James Croft

Social Canvas: Toolbox

Basil and I spent last week working at IDEO building a new site, Social Canvas, in preparation for Tom Hulme’s presentation at Wired Conf.

Social Canvas is currently a prototype for showcasing presentations and encouraging conversations around them.

It was a quick project, we only had a few days to build the site and we approached it in the spirit of Tom’s presentation - prototype quickly and Launch to Learn.

When prototyping sites, I like to be able to grab existing libraries and plumb them together to achieve quick results. Open source libraries are the building blocks that allow me to get up and running quickly, my job as a developer is to make sure everything plays nicely together.

For a developer, half of the battle is knowing what’s out there and what is worth using. The libraries listed below are used on Social Canvas and are definitely worth looking into.

D3.js

I used this for the activity chart at the top of the page. D3 makes it very easy to create great looking SVG data visualisations, graphs and maps.

I’ve been using D3 on a few projects lately and it’s awesome. It’s going to be one of those libraries that I end up using everywhere.

jQuery Waypoints

This is a great jQuery plugin that triggers events when you scroll to elements.

A common use case of jQuery Waypoints is to make sticky elements, these are elements that when scrolled to stick to the top of the browser window. See how the slide preview navigation is sticky on Social Canvas.

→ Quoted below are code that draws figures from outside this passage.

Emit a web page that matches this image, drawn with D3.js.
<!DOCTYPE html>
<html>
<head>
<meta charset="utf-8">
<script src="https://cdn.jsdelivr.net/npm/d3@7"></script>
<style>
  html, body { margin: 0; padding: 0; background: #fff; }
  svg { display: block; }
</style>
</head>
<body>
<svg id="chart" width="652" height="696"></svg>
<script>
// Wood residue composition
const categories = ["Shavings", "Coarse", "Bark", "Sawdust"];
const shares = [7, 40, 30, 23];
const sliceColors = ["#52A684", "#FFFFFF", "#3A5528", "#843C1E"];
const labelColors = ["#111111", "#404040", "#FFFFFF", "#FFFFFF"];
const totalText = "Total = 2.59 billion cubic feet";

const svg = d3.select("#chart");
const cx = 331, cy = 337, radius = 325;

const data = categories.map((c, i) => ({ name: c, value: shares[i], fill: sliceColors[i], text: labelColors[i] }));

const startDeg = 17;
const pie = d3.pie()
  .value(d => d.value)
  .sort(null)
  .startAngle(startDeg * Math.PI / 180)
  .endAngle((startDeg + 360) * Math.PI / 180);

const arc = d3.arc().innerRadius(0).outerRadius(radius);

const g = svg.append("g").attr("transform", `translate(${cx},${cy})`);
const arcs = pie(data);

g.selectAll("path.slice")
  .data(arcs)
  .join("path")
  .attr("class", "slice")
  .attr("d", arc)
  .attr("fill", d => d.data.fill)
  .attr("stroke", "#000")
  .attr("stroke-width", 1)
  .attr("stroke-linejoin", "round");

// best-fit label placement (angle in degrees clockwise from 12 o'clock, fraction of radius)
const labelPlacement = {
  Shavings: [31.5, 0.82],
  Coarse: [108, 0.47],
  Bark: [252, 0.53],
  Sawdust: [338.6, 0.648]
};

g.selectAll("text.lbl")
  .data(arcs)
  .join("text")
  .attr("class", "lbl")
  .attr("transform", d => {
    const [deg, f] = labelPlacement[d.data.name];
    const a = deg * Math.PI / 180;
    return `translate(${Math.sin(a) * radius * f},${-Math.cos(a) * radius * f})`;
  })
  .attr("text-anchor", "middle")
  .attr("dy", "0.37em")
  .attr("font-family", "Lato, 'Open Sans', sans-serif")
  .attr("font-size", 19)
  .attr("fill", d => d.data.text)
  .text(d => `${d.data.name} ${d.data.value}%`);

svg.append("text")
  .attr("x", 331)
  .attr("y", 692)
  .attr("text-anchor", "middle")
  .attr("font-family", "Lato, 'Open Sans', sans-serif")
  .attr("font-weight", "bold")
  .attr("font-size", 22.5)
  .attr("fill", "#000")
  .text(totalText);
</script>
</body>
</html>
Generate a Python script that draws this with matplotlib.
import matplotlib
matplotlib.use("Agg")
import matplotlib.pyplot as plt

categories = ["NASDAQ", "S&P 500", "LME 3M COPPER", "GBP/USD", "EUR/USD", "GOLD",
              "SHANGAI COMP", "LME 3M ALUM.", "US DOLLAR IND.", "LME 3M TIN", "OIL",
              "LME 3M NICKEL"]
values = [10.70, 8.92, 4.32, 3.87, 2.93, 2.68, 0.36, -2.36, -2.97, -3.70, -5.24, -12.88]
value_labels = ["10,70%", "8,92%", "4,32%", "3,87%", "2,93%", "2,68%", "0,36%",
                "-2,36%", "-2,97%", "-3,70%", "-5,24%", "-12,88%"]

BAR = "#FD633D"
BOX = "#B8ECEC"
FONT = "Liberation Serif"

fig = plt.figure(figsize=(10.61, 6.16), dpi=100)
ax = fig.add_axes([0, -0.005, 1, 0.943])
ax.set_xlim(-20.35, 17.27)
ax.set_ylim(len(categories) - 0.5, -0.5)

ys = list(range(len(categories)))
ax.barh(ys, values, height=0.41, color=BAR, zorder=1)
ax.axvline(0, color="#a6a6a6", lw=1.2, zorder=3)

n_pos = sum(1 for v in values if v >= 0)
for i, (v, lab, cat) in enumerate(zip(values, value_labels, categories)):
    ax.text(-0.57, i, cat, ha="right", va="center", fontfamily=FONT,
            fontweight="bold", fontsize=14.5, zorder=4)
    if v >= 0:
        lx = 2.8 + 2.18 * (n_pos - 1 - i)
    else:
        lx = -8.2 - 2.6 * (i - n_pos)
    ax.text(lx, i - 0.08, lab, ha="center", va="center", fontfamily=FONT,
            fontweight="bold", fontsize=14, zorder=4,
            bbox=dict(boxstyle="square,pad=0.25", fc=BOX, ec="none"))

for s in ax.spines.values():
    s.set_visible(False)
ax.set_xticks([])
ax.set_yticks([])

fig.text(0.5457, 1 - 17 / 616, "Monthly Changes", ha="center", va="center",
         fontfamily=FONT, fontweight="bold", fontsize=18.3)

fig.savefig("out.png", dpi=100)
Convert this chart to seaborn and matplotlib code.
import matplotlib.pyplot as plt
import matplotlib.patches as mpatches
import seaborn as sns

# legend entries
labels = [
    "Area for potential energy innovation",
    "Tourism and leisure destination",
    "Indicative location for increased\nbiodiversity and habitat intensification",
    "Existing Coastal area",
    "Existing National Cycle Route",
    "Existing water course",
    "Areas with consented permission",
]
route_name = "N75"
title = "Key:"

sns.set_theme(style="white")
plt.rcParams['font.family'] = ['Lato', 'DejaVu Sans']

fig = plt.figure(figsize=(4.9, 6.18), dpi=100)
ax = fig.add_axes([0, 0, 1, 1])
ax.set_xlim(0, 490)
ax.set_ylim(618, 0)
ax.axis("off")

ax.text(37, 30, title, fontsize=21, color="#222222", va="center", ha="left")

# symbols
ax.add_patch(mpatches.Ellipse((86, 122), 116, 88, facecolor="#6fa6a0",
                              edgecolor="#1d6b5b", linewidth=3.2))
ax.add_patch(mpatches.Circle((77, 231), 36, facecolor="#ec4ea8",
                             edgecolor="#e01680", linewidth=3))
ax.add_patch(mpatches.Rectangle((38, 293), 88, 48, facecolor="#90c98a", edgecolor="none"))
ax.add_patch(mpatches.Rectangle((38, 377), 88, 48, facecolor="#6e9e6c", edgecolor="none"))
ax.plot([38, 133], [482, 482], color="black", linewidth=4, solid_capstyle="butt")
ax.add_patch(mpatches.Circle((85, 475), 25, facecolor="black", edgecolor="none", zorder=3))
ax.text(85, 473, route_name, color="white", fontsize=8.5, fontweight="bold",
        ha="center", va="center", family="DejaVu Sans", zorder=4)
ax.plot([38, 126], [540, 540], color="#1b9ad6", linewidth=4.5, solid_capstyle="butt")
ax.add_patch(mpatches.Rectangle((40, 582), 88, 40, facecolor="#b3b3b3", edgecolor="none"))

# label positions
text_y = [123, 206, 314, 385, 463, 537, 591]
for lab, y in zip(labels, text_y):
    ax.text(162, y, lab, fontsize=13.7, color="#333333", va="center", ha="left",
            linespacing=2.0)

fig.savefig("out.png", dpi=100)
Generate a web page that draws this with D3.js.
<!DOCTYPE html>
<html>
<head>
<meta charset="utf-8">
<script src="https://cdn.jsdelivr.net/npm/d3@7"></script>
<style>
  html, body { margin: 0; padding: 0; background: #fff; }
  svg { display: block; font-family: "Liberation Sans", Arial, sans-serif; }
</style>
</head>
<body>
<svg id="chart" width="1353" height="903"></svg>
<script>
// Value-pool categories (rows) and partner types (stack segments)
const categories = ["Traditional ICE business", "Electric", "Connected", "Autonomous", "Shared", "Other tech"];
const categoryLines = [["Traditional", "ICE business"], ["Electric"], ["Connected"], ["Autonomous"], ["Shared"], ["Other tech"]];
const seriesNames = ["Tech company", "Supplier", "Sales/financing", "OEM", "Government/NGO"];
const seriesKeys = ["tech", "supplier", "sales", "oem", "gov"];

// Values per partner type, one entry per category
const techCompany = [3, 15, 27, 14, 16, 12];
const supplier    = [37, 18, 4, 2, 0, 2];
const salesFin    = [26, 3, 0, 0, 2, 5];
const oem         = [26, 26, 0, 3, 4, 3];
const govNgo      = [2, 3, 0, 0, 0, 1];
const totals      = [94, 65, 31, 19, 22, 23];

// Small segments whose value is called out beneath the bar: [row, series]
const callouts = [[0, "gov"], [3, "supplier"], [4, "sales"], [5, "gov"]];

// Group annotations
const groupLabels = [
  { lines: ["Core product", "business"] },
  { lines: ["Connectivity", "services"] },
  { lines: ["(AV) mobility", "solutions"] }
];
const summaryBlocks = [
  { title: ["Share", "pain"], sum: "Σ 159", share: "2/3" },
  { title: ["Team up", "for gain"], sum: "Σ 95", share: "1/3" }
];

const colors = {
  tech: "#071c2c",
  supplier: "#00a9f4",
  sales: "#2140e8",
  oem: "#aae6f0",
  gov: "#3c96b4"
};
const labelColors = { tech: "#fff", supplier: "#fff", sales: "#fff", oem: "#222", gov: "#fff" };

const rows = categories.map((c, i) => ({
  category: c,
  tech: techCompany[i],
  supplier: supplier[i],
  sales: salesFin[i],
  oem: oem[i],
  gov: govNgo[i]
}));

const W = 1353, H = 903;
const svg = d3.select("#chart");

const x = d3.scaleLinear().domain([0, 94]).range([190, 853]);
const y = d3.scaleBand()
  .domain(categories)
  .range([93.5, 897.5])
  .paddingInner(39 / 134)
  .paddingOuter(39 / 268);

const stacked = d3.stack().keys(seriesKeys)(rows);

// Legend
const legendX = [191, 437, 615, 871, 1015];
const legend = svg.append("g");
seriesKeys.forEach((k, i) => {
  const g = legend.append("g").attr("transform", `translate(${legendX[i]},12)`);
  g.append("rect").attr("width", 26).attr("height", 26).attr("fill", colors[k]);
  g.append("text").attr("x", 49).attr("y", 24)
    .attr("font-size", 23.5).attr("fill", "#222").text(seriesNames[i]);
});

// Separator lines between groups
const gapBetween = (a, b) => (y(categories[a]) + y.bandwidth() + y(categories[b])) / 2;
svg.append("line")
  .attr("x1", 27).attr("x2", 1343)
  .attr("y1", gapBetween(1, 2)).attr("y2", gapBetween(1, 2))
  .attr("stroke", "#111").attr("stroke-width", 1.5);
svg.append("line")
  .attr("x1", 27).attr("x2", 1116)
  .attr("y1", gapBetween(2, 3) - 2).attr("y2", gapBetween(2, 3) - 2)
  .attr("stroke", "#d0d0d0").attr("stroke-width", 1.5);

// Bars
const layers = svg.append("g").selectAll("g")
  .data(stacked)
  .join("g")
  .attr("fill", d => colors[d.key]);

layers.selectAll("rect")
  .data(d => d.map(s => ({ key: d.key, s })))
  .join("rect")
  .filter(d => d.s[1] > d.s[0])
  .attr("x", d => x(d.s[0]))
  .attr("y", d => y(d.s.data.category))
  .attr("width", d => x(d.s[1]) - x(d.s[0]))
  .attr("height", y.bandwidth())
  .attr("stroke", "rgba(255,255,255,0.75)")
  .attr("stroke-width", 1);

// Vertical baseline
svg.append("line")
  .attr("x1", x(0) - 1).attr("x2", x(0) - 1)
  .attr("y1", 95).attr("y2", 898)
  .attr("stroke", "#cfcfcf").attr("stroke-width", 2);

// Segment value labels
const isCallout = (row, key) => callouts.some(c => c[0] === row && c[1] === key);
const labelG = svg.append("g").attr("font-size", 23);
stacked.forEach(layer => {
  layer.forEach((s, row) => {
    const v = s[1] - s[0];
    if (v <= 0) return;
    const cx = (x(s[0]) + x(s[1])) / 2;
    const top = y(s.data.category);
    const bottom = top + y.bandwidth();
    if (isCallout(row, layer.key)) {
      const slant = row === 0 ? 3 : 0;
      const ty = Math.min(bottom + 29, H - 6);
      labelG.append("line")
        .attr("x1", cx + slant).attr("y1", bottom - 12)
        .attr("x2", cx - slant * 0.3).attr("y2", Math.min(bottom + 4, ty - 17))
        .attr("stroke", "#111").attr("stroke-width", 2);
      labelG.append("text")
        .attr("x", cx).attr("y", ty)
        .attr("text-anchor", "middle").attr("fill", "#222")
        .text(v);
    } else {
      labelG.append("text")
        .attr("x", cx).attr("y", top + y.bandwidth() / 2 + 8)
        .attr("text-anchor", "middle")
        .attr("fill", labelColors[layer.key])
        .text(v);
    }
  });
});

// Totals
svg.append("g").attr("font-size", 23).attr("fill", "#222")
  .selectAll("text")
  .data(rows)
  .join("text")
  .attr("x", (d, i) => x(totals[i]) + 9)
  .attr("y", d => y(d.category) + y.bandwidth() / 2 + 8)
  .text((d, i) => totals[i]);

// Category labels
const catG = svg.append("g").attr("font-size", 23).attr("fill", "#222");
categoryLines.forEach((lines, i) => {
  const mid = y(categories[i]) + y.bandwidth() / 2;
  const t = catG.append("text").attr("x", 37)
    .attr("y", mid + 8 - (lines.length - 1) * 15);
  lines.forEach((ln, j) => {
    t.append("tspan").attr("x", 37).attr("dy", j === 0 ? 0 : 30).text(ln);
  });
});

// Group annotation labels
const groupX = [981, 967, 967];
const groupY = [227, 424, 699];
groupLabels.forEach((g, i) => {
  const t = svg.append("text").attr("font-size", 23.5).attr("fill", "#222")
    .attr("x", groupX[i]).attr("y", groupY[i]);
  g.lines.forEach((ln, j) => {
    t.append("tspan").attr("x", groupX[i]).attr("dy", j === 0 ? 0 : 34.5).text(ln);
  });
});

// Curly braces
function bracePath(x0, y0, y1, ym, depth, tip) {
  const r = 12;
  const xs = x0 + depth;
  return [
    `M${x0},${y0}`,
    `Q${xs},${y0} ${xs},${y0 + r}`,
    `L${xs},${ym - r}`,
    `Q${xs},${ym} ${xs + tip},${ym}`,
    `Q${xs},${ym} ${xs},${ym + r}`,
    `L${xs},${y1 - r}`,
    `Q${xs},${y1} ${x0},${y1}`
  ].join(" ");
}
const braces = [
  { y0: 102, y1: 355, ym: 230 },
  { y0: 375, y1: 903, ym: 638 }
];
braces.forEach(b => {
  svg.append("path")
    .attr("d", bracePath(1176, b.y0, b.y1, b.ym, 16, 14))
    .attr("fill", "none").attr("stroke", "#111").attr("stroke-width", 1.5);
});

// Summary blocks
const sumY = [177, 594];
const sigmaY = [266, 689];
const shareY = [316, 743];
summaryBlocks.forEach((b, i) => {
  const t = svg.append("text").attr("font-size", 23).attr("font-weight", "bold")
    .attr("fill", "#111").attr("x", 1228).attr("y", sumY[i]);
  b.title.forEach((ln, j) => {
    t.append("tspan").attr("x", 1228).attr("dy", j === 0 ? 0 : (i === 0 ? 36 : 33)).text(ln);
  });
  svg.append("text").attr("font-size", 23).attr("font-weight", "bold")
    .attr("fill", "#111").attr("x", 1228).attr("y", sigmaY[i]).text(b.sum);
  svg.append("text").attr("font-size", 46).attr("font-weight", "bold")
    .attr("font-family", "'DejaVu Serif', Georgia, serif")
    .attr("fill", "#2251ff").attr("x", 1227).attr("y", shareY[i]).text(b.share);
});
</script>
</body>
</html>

When designing Social Canvas, it was very important to IDEO that people could link to individual slides. Originally, the site had a page per slide and each slide had it’s own URL. We made navigating between the individual slides super quick with the use of Pjax but the point was raised that this wasn’t a good format to be able to scan whole presentation.

We then changed the format so that all the slides are displayed on a single page. To retain the ability to link to individual slides I attached a waypoint to each slide that uses window.history.replaceState() to update the browser URL with a permalink to the slide. If you scroll down the page, you’ll see the URL repeatedly update.

The reason I stuck with slide URLs of the form

/launch-to-learn/slide/3

rather than anchor URLs

/launch-to-learn#slide-3

was so that if we decide to switch back to the one slide per page format, any existing links to slides won’t break.

Visiting one of these slide URLs will currently do a server side redirect to the relevant anchor link, ensuring that you are taken to the correct point on the page. E.g.

http://socialcanvas.ideo.com/presentations/launch-to-learn/slide/2

Keymaster.js

Keymaster is a super simple way to add keyboard navigation to a site.

Browsing a presentation with the keyboard feels completely natural and so I added keyboard navigation for the cursor keys and spacebar (and j & k for the geeks).

Pusher

Whilst it’s not difficult to host your own websocket server using something like socket.io, when you are up against the clock it’s nice to be able to use someone else’s service. It’s like hosting on Heroku, when you need to get something hosted quickly, you just push it to Heroku.

This is what Pusher are doing with websockets, they make it so easy that it’s often not worth your time setting your own up. Their service is great, it just works and it’s one less thing to think about.

We wanted a few live updates on Social Canvas and implementing these with Pusher was trivial.

Redis

I use Redis in practically every project that I do now. I’ve never had a problem with it, it always ‘just works’.

On Social Canvas I used it to very quickly hack together the liking & voting functionality. It’s also used for various caching purposes around the site.